The Beatles are coming! Okay it's not THE Beatles, but they sure look and sound like them, and they are coming to the South Okanagan Events Centre on November 2, 2012.
It's a sad fact of life there will never be a Beatles reunion; however, that doesn't mean you can't enjoy their music, live. RAIN, a Beatles tribute band, is coming to the Okanagan. Now this isn't just any run of the mill tribute band; no, it is not. RAIN is one of only two performing groups granted licensing from Sony and Applecore; the other is LOVE, performed by Cirque du Soleil. With that kind of backing, you know RAIN (which ran on Broadway for 300 shows and eight preview performances) is not to be missed.
In the late 70s, Mark Lewis founded Rain (formerly called Reign). The band gathered steam and recorded the soundtrack to the made-for-TV movie Birth of the Beatles.
Today there are 14 members in RAIN. Considering their schedule, it's no wonder they need so many musicians. We spoke to Douglas Cox (Ringo) at his hotel room in Saskatoon. "There is an understudy for everyone if there is a long tour," he explained. "Typically five at a time go out."
The line up for this part of the tour consists of Jim Irizarry (John), Tom Teeley (George), Mac Ruffing (Paul), and Douglas Cox (Ringo) with Chris Smallwood on keyboards. He may leave on October 30 and Mark Beyer will replace him.
RAIN has been around, in some way, shape or form, longer than the Beatles themselves. They have mastered every song, gesture, and nuance of the legendary foursome.
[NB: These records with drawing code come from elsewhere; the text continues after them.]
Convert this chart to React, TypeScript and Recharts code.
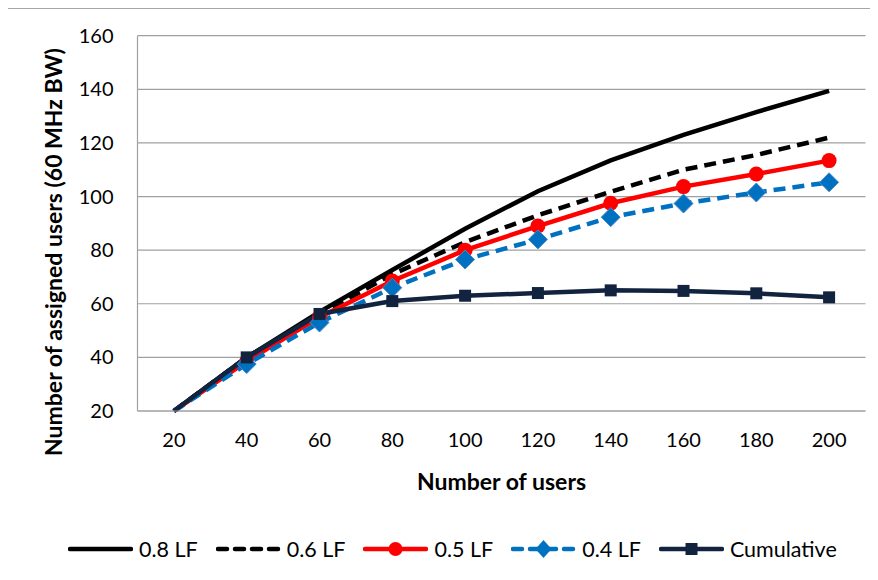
import { CartesianGrid, Label, Legend, Line, LineChart, XAxis, YAxis } from "recharts";

const users = [20, 40, 60, 80, 100, 120, 140, 160, 180, 200];
const lf08 = [20, 40, 57, 72.6, 88, 102, 113.5, 123, 131.5, 139.4];
const lf06 = [20, 40, 56, 71, 83, 93, 101.8, 110, 115.5, 122];
const lf05 = [20, 38.5, 55, 68.5, 80, 89, 97.5, 103.7, 108.4, 113.4];
const lf04 = [20, 37.5, 53, 66, 76.5, 84, 92.3, 97.4, 101.5, 105.3];
const cumulative = [20, 40, 56.2, 61, 63, 64, 65, 64.8, 63.9, 62.4];
const yTicks = [20, 40, 60, 80, 100, 120, 140, 160];

const data = users.map((u, i) => ({
  users: u,
  lf08: lf08[i],
  lf06: lf06[i],
  lf05: lf05[i],
  lf04: lf04[i],
  cumulative: cumulative[i],
}));

const FONT = "Lato, 'Open Sans', sans-serif";
const RED = "#ff0000";
const BLUE = "#0070c0";
const NAVY = "#12233f";

// Excel leaves the first point of each series without a marker
const Circle = (props: any) => {
  const { cx, cy, index } = props;
  if (cx == null || cy == null || index === 0) return null;
  return <circle key={`c-${index}`} cx={cx} cy={cy} r={7.5} fill={RED} />;
};

const Diamond = (props: any) => {
  const { cx, cy, index } = props;
  if (cx == null || cy == null || index === 0) return null;
  const s = 9.5;
  return (
    <polygon
      key={`d-${index}`}
      points={`${cx},${cy - s} ${cx + s},${cy} ${cx},${cy + s} ${cx - s},${cy}`}
      fill={BLUE}
      stroke="#4a86c8"
      strokeWidth={1}
    />
  );
};

const Square = (props: any) => {
  const { cx, cy, index } = props;
  if (cx == null || cy == null || index === 0) return null;
  return <rect key={`s-${index}`} x={cx - 6} y={cy - 6} width={12} height={12} fill={NAVY} />;
};

const legendItems = [
  { name: "0.8 LF", color: "#000", dash: undefined, marker: "none" },
  { name: "0.6 LF", color: "#000", dash: "9 8", marker: "none" },
  { name: "0.5 LF", color: RED, dash: undefined, marker: "circle" },
  { name: "0.4 LF", color: BLUE, dash: "9 8", marker: "diamond" },
  { name: "Cumulative", color: NAVY, dash: undefined, marker: "square" },
];

function LegendContent() {
  return (
    <div style={{ display: "flex", alignItems: "center", gap: 18, height: 24, paddingLeft: 60 }}>
      {legendItems.map((it) => (
        <div key={it.name} style={{ display: "flex", alignItems: "center", gap: 6 }}>
          <svg width={65} height={20}>
            <line x1={2} y1={10} x2={63} y2={10} stroke={it.color} strokeWidth={4.5} strokeDasharray={it.dash} strokeLinecap="round" />
            {it.marker === "circle" && <circle cx={32.5} cy={10} r={7} fill={RED} />}
            {it.marker === "diamond" && <polygon points="32.5,1 40.5,10 32.5,19 24.5,10" fill={BLUE} />}
            {it.marker === "square" && <rect x={26.5} y={4} width={12} height={12} fill={NAVY} />}
          </svg>
          <span style={{ fontFamily: FONT, fontSize: 21.5, color: "#000", lineHeight: "24px" }}>{it.name}</span>
        </div>
      ))}
    </div>
  );
}

export default function App() {
  return (
    <div style={{ marginLeft: -1, width: 871, height: 572, overflow: "hidden" }}>
      <div
        style={{
          width: 900,
          height: 620,
          borderTop: "1px solid #a6a6a6",
          borderLeft: "1px solid #a6a6a6",
          background: "#fff",
        }}
      >
        <LineChart
          width={864}
          height={566}
          data={data}
          margin={{ top: 26.7, right: 6.5, left: 0, bottom: 0 }}
        >
          <CartesianGrid vertical={false} stroke="#a0a0a0" strokeWidth={1.2} />
          <XAxis
            dataKey="users"
            type="category"
            height={164}
            padding={{ left: 36.4, right: 36.4 }}
            axisLine={{ stroke: "#a0a0a0", strokeWidth: 1.2 }}
            tickLine={false}
            tickSize={0}
            tickMargin={22}
            tick={{ fill: "#000", fontSize: 20, fontFamily: FONT }}
          >
            <Label
              content={({ viewBox }: any) => (
                <text
                  x={viewBox.x + viewBox.width / 2}
                  y={viewBox.y + 70}
                  textAnchor="middle"
                  dominantBaseline="central"
                  fontFamily={FONT}
                  fontSize={23}
                  fontWeight="bold"
                  fill="#000"
                >
                  Number of users
                </text>
              )}
            />
          </XAxis>
          <YAxis
            width={129.5}
            domain={[20, 160]}
            ticks={yTicks}
            interval={0}
            axisLine={{ stroke: "#a0a0a0", strokeWidth: 1.2 }}
            tickLine={false}
            tickSize={0}
            tickMargin={24}
            tick={{ fill: "#000", fontSize: 20, fontFamily: FONT }}
          >
            <Label
              content={() => {
                const x = 45;
                const y = 243;
                return (
                  <text
                    x={x}
                    y={y}
                    transform={`rotate(-90 ${x} ${y})`}
                    textAnchor="middle"
                    dominantBaseline="central"
                    fontFamily={FONT}
                    fontSize={23}
                    fontWeight="bold"
                    fill="#000"
                  >
                    Number of assigned users (60 MHz BW)
                  </text>
                );
              }}
            />
          </YAxis>
          <Legend
            layout="horizontal"
            verticalAlign="middle"
            align="center"
            content={LegendContent}
            wrapperStyle={{ top: 528, left: 0, width: 864, height: 24 }}
          />
          <Line dataKey="lf08" stroke="#000" strokeWidth={4.5} dot={false} isAnimationActive={false} />
          <Line dataKey="lf06" stroke="#000" strokeWidth={4.5} strokeDasharray="12 7" dot={false} isAnimationActive={false} />
          <Line dataKey="lf05" stroke={RED} strokeWidth={4.5} dot={Circle} isAnimationActive={false} />
          <Line dataKey="lf04" stroke={BLUE} strokeWidth={4.5} strokeDasharray="12 7" dot={Diamond} isAnimationActive={false} />
          <Line dataKey="cumulative" stroke={NAVY} strokeWidth={4.5} dot={Square} isAnimationActive={false} />
        </LineChart>
      </div>
    </div>
  );
}
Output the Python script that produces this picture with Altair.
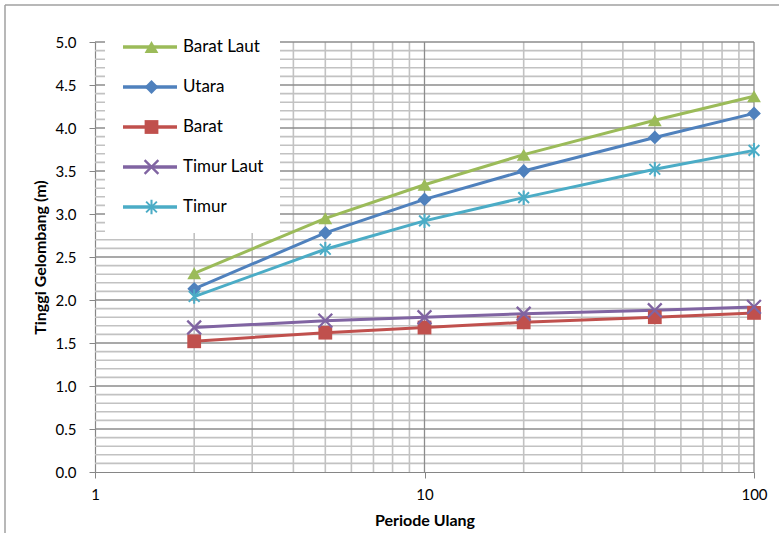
import altair as alt
import pandas as pd

# Return period (years) and wave height (m) for each direction
periode = [2, 5, 10, 20, 50, 100]
arah = ["Barat Laut", "Utara", "Barat", "Timur Laut", "Timur"]
barat_laut = [2.31, 2.95, 3.34, 3.69, 4.09, 4.37]
utara = [2.13, 2.78, 3.17, 3.50, 3.89, 4.17]
barat = [1.52, 1.62, 1.68, 1.74, 1.80, 1.85]
timur_laut = [1.68, 1.76, 1.80, 1.84, 1.88, 1.92]
timur = [2.04, 2.59, 2.92, 3.19, 3.52, 3.74]
warna = ["#9BBB59", "#4F81BD", "#C0504D", "#8064A2", "#4BACC6"]

# tick / gridline positions
x_labels = [1, 10, 100]
x_major_grid = [10, 100]
x_minor_grid = [2, 3, 4, 5, 6, 7, 8, 9, 20, 30, 40, 50, 60, 70, 80, 90]
y_labels = [0.0, 0.5, 1.0, 1.5, 2.0, 2.5, 3.0, 3.5, 4.0, 4.5, 5.0]
y_major_grid = y_labels[1:]
y_minor_grid = [round(i / 10, 1) for i in range(1, 50) if i % 5]

# marker shapes: filled X and asterisk built from thin bars
d = 0.12
x_path = (
    f"M{-1+d},{-1-d}L{1+d},{1-d}L{1-d},{1+d}L{-1-d},{-1+d}Z"
    f"M{-1+d},{1+d}L{-1-d},{1-d}L{1-d},{-1-d}L{1+d},{-1+d}Z"
)
a, e, v = 0.78, 0.1, 0.15
star_path = (
    f"M{-a+e},{-a-e}L{a+e},{a-e}L{a-e},{a+e}L{-a-e},{-a+e}Z"
    f"M{-a+e},{a+e}L{-a-e},{a-e}L{a-e},{-a-e}L{a+e},{-a+e}Z"
    f"M{-v},-1.05L{v},-1.05L{v},1.05L{-v},1.05Z"
)
bentuk = ["triangle-up", "diamond", "square", x_path, star_path]

# line series keys carry a trailing space so the line legend stays separate
# from the marker legend (identical domains would be merged into one legend)
garis = [n + " " for n in arah]

series = [barat_laut, utara, barat, timur_laut, timur]
df = pd.DataFrame(
    [{"arah": n, "garis": g, "periode": p, "tinggi": h}
     for n, g, vals in zip(arah, garis, series) for p, h in zip(periode, vals)]
)

FONT = "Lato"
xscale = alt.Scale(type="log", domain=[1, 100], nice=False)
yscale = alt.Scale(domain=[0, 5], nice=False, zero=False)
stroke_scale = alt.Scale(domain=garis, range=warna)
fill_scale = alt.Scale(domain=arah, range=warna)
shape_scale = alt.Scale(domain=arah, range=bentuk)

xaxis = alt.Axis(
    values=x_labels, format="d", grid=False, labelFlush=False,
    tickSize=6, tickColor="#868686", domainColor="#868686", domainWidth=1.2,
    labelFont=FONT, labelFontSize=15, labelColor="#000", labelPadding=9,
    title="Periode Ulang", titleFont=FONT, titleFontSize=16, titleFontWeight="bold",
    titleColor="#000", titlePadding=10,
)
yaxis = alt.Axis(
    values=y_labels, format=".1f", grid=False, labelFlush=False,
    tickSize=6, tickColor="#868686", domainColor="#868686", domainWidth=1.2,
    labelFont=FONT, labelFontSize=15, labelColor="#000", labelPadding=13,
    title="Tinggi Gelombang (m)", titleFont=FONT, titleFontSize=16,
    titleFontWeight="bold", titleColor="#000", titlePadding=7,
)

X = lambda f: alt.X(f, scale=xscale, axis=xaxis)
Y = lambda f: alt.Y(f, scale=yscale, axis=yaxis)

grid_minor_x = alt.Chart(pd.DataFrame({"v": x_minor_grid})).mark_rule(
    color="#c2c2c2", strokeWidth=1.6).encode(x=X("v:Q"))
grid_minor_y = alt.Chart(pd.DataFrame({"v": y_minor_grid})).mark_rule(
    color="#c2c2c2", strokeWidth=1.6).encode(y=Y("v:Q"))
grid_major_x = alt.Chart(pd.DataFrame({"v": x_major_grid})).mark_rule(
    color="#8c8c8c", strokeWidth=1.3).encode(x=X("v:Q"))
grid_major_y = alt.Chart(pd.DataFrame({"v": y_major_grid})).mark_rule(
    color="#8c8c8c", strokeWidth=1.3).encode(y=Y("v:Q"))

# line legend: white box, stroke swatches and the direction names
stroke_legend = alt.Legend(
    title=None, orient="none", legendX=10, legendY=-21,
    symbolType="stroke", symbolSize=2916, symbolStrokeWidth=3.5,
    labelFont=FONT, labelFontSize=17, labelColor="#000", labelOffset=4,
    padding=16, rowPadding=20, clipHeight=20, fillColor="white", zindex=1,
)
# marker legend: drawn over the swatches, no labels of its own
marker_legend = alt.Legend(
    title=None, orient="none", legendX=32, legendY=-21,
    symbolSize=190, symbolStrokeWidth=0, symbolOpacity=1,
    labelExpr="''", labelFontSize=17, labelOffset=4,
    padding=16, rowPadding=20, clipHeight=20, zindex=2,
)

lines = alt.Chart(df).mark_line(strokeWidth=3).encode(
    x=X("periode:Q"), y=Y("tinggi:Q"),
    stroke=alt.Stroke("garis:N", scale=stroke_scale, legend=stroke_legend),
)
markers = alt.Chart(df).mark_point(
    filled=True, size=190, strokeWidth=0, opacity=1).encode(
    x=X("periode:Q"), y=Y("tinggi:Q"),
    fill=alt.Fill("arah:N", scale=fill_scale, legend=marker_legend),
    shape=alt.Shape("arah:N", scale=shape_scale, legend=marker_legend),
)

# chart-area border (top and left edges)
one = pd.DataFrame({"k": [0]})
frame_top = alt.Chart(one).mark_rule(color="#a0a0a0", strokeWidth=1.5).encode(
    x=alt.value(-90), x2=alt.value(700), y=alt.value(-37))
frame_left = alt.Chart(one).mark_rule(color="#a0a0a0", strokeWidth=1.5).encode(
    x=alt.value(-90), y=alt.value(-37), y2=alt.value(500))

chart = alt.layer(
    grid_minor_x, grid_minor_y, grid_major_x, grid_major_y,
    lines, markers, frame_top, frame_left,
).properties(
    width=659, height=430,
    autosize=alt.AutoSizeParams(type="none"),
    padding={"left": 95, "top": 42, "right": 25, "bottom": 61},
    background="white",
).configure_view(stroke=None)

chart.save("out.html", embed_options={"renderer": "svg", "actions": False})
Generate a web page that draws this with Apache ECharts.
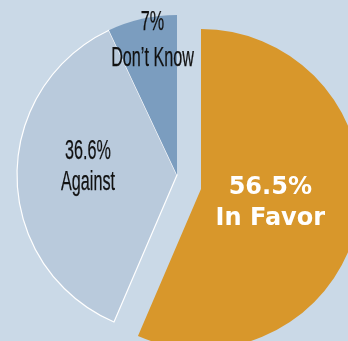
<!DOCTYPE html>
<html>
<head>
<meta charset="utf-8">
<style>
  html, body { margin: 0; padding: 0; background: #cad9e7; }
  #chart { width: 348px; height: 341px; }
</style>
<script src="https://cdn.jsdelivr.net/npm/echarts@6/dist/echarts.min.js"></script>
</head>
<body>
<div id="chart"></div>
<script>
// Survey responses, in percent
const categories = ['In Favor', 'Against', 'Don\u2019t Know'];
const shares = [56.5, 36.6, 7];
const shareLabels = ['56.5%', '36.6%', '7%'];

const colors = ['#d8972b', '#b9cadc', '#7b9dbf'];

const chart = echarts.init(document.getElementById('chart'), null, { renderer: 'canvas' });

// Two pies with identical angles: the first draws the remaining slices,
// the second draws the pulled-out "In Favor" slice from a shifted centre.
function buildData(visibleIndex) {
  return shares.map((v, i) => {
    const shown = visibleIndex(i);
    return {
      name: categories[i],
      value: v,
      itemStyle: shown ? {
        color: colors[i],
        borderColor: i === 1 ? '#ffffff' : colors[i],
        borderWidth: i === 1 ? 1.2 : 0
      } : { color: 'rgba(0,0,0,0)', borderWidth: 0 },
      label: (shown && i === 0) ? {
        show: true, position: 'inside', offset: [-12, -2],
        formatter: shareLabels[i] + '\n' + categories[i],
        color: '#ffffff', fontFamily: 'DejaVu Sans', fontWeight: 'bold',
        fontSize: 24, lineHeight: 31, align: 'center'
      } : { show: false }
    };
  });
}

const common = {
  type: 'pie',
  radius: 160,
  startAngle: 90,
  clockwise: true,
  avoidLabelOverlap: false,
  labelLine: { show: false },
  emphasis: { disabled: true },
  silent: true,
  animation: false
};

chart.setOption({
  backgroundColor: '#cad9e7',
  animation: false,
  series: [
    Object.assign({}, common, { center: [177, 175], data: buildData(i => i !== 0) }),
    Object.assign({}, common, { center: [201, 189], data: buildData(i => i === 0) })
  ]
});

// Condensed black labels for the two blue slices, anchored on each slice's
// mid-angle from the pie layout and squeezed horizontally.
const narrowLabels = [
  { index: 1, offset: [-9, -9], lineHeight: 31 },
  { index: 2, offset: [-7, -56], lineHeight: 36 }
];
const pieData = chart.getModel().getSeriesByIndex(0).getData();
const graphics = narrowLabels.map(cfg => {
  const lay = pieData.getItemLayout(cfg.index);
  const mid = (lay.startAngle + lay.endAngle) / 2;
  const rr = (lay.r + (lay.r0 || 0)) / 2;
  return {
    type: 'text',
    silent: true,
    z: 100,
    x: lay.cx + Math.cos(mid) * rr + cfg.offset[0],
    y: lay.cy + Math.sin(mid) * rr + cfg.offset[1],
    scaleX: 0.6,
    style: {
      text: shareLabels[cfg.index] + '\n' + categories[cfg.index],
      fill: '#111111',
      stroke: '#111111',
      lineWidth: 0.25,
      font: '27px "Liberation Sans", Arial, sans-serif',
      lineHeight: cfg.lineHeight,
      align: 'center',
      verticalAlign: 'middle'
    }
  };
});
chart.setOption({ graphic: graphics });
</script>
</body>
</html>
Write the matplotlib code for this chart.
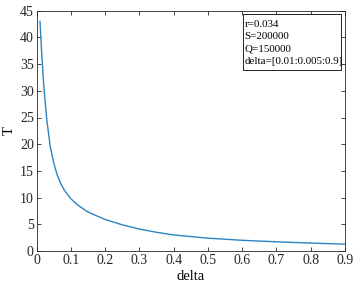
import matplotlib
matplotlib.use("Agg")
from matplotlib import pyplot as plt
from matplotlib.patches import Rectangle

# values
delta = [0.01, 0.015, 0.02, 0.025, 0.03, 0.04, 0.05, 0.06, 0.07, 0.08, 0.09,
         0.1, 0.12, 0.15, 0.2, 0.25, 0.3, 0.35, 0.4, 0.45, 0.5, 0.6, 0.7,
         0.8, 0.9]
T = [43.0, 37.0, 32.0, 28.0, 24.5, 19.5, 16.5, 14.3, 12.7, 11.5, 10.6,
     9.8, 8.6, 7.3, 5.9, 4.9, 4.1, 3.5, 3.0, 2.7, 2.4, 2.0, 1.72,
     1.48, 1.28]

xticks = [0, 0.1, 0.2, 0.3, 0.4, 0.5, 0.6, 0.7, 0.8, 0.9]
xticklabels = ["0", "0.1", "0.2", "0.3", "0.4", "0.5", "0.6", "0.7", "0.8", "0.9"]
yticks = [0, 5, 10, 15, 20, 25, 30, 35, 40, 45]

info = "r=0.034\nS=200000\nQ=150000\ndelta=[0.01:0.005:0.9]"

plt.rcParams["font.family"] = ["Liberation Serif", "DejaVu Serif"]

fig = plt.figure(figsize=(3.62, 2.82), dpi=100)
ax = fig.add_axes([0.101, 0.110, 0.852, 0.852])

ax.plot(delta, T, color="#2a85c2", linewidth=1.0)

ax.set_xlim(0, 0.9)
ax.set_ylim(0, 45)
ax.set_xticks(xticks)
ax.set_xticklabels(xticklabels)
ax.set_yticks(yticks)
ax.tick_params(direction="in", top=True, right=True, length=3, width=0.6,
               labelsize=10, colors="#262626", pad=2)
for s in ax.spines.values():
    s.set_linewidth(0.6)
    s.set_color("#262626")

ax.set_xlabel("delta", fontsize=10.5, labelpad=2)
ax.set_ylabel("T", fontsize=10.5, labelpad=3)

# annotation box (MATLAB style, extra room at the bottom)
ax.add_patch(Rectangle((0.669, 0.753), 0.318, 0.233, transform=ax.transAxes,
                       facecolor="white", edgecolor="black", linewidth=0.6,
                       zorder=5))
ax.text(0.675, 0.963, info, transform=ax.transAxes, fontsize=7.9,
        va="top", ha="left", linespacing=1.5, zorder=6)

fig.savefig("out.png", dpi=100)
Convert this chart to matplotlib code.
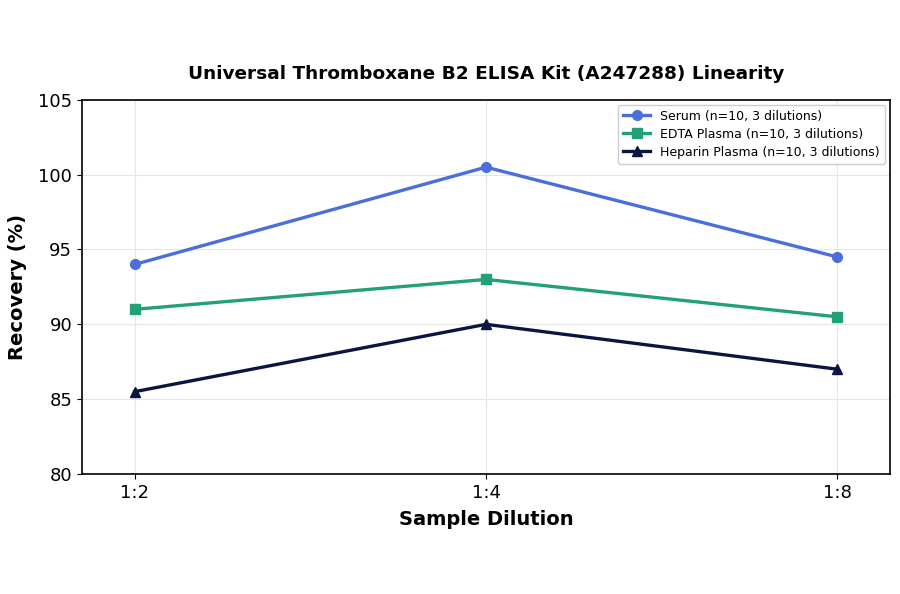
import matplotlib
matplotlib.use("Agg")
import matplotlib.pyplot as plt

# datos de la grafica
diluciones = ["1:2", "1:4", "1:8"]
serum = [94.0, 100.5, 94.5]
edta = [91.0, 93.0, 90.5]
heparina = [85.5, 90.0, 87.0]

fig = plt.figure(figsize=(9, 5.94), dpi=100)
ax = fig.add_axes([0.091, 0.202, 0.898, 0.630])

x = range(len(diluciones))
ax.plot(x, serum, color="#4a6fdc", lw=2.4, marker="o", ms=7,
        label="Serum (n=10, 3 dilutions)")
ax.plot(x, edta, color="#22a077", lw=2.4, marker="s", ms=7,
        label="EDTA Plasma (n=10, 3 dilutions)")
ax.plot(x, heparina, color="#0b1640", lw=2.4, marker="^", ms=7,
        label="Heparin Plasma (n=10, 3 dilutions)")

ax.set_xticks(list(x))
ax.set_xticklabels(diluciones)
ax.set_xlim(-0.15, 2.15)
ax.set_ylim(80, 105)
ax.set_yticks([80, 85, 90, 95, 100, 105])
ax.tick_params(labelsize=13)
ax.grid(True, color="#e6e6e6", lw=0.8)
ax.set_axisbelow(True)
for s in ax.spines.values():
    s.set_linewidth(1.2)

ax.set_xlabel("Sample Dilution", fontsize=14, fontweight="bold", labelpad=6)
ax.set_ylabel("Recovery (%)", fontsize=14, fontweight="bold", labelpad=8)
ax.set_title("Universal Thromboxane B2 ELISA Kit (A247288) Linearity",
             fontsize=13.3, fontweight="bold", pad=15)
ax.legend(loc="upper right", fontsize=9, framealpha=1, borderaxespad=0.4,
          handlelength=2.2, labelspacing=0.4)

fig.savefig("out.png", dpi=100)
Cox has been with the group for almost three years now and recalls the whirlwind this gig has taken him on.
"I used to go see RAIN all the time," he said, "because I enjoy the Beatles. Before they were a Broadway show, they did dinner theatre. I enjoyed the theatrical part. Their John Lennon guy died and he was the soul of the show and I stopped going to see them. Then three years ago I decided I'd like to go see the show again. It was on a Wednesday night. I ran into a friend who was a guitar tech and he brought us backstage. The band had just let someone go and they needed a Ringo. I auditioned on Thursday and started touring on Friday!"
Doing Broadway was a blur for all the band members. "We all rotated through the lineup when we played on Broadway. We'd be in town for two or three weeks and doing eight or nine shows a week. It was a gauntlet of work. The only thing you do is work. The show is so thought out and so precise, it is very exhausting. I never thought two hours of my life would wear me out at the end of the day. It's a pretty daunting day, and you do it every day so that at the end of the week you pray for the dark day so you can sleep in and go eat normal food."
RAIN is now off Broadway and touring across the country. Several of their stops are small towns across North America. Cox loves it.
"In the US and Canada we'll go through a small town and there is always a theatre that's a pretty decent size. The average theatre in Broadway has 1,400 seats. Some of these small towns have a 1,500-seat theatre with a fly house and everything. Some of the smallest towns have the coolest venues. The people are always really receptive because they are getting top entertainment."
As for being in a tribute band, Cox loves the challenges. "It is interesting doing the role playing. It is so externalized in a way… you have to be a particular caricature. You have to be larger than life. In that way, it is make-believe while you are on stage. Yet, at the same time, you are also trying to play very precisely. You play the music as if it was yours; like they are your songs," he explained. "It's like stepping back in time. You get that Beatles vibe when people are really into it.
Cox likens being in a tribute band to going back to the days of vinyl records. "Tribute bands are the records of today. They stand for the same thing. They supply the same results of bringing people to together. Tribute bands make good sense because the media form has changed so much," he said. "For years, people could buy a record and it would be there physically. You could hold it, see it, and invite friends over to listen to it. Now everything is a digital media. It's in a computer somewhere; it's not in sight. Records were a great social format in the past, and we just don't have that anymore."
Cox believes true rock and roll, the kind that kick started it all with bands like the Beatles, is making a come back. "You see tribute bands everywhere and bands like Aerosmith and Rolling Stones have just released new albums. Then there are bands like Green Day. They are popular because there are so few bands out there with social conscious. That is what rock and roll is supposed to be all about."
As for RAIN, Cox thinks everyone should come out and see the show. "For music to last, its availability to the public in a live format is priceless. We have a lot of kids come and see the show and they had no idea the songs we were playing were the Beatles," he said. "We just revamped about 12 songs. Our line up has changed and it is at is freshest point right now. Just come on out … bring the kids. That's the most awesome part. When they see this they'll get hooked and carry this forward into the future."
You heard the man! See you November 2 at the SOEC.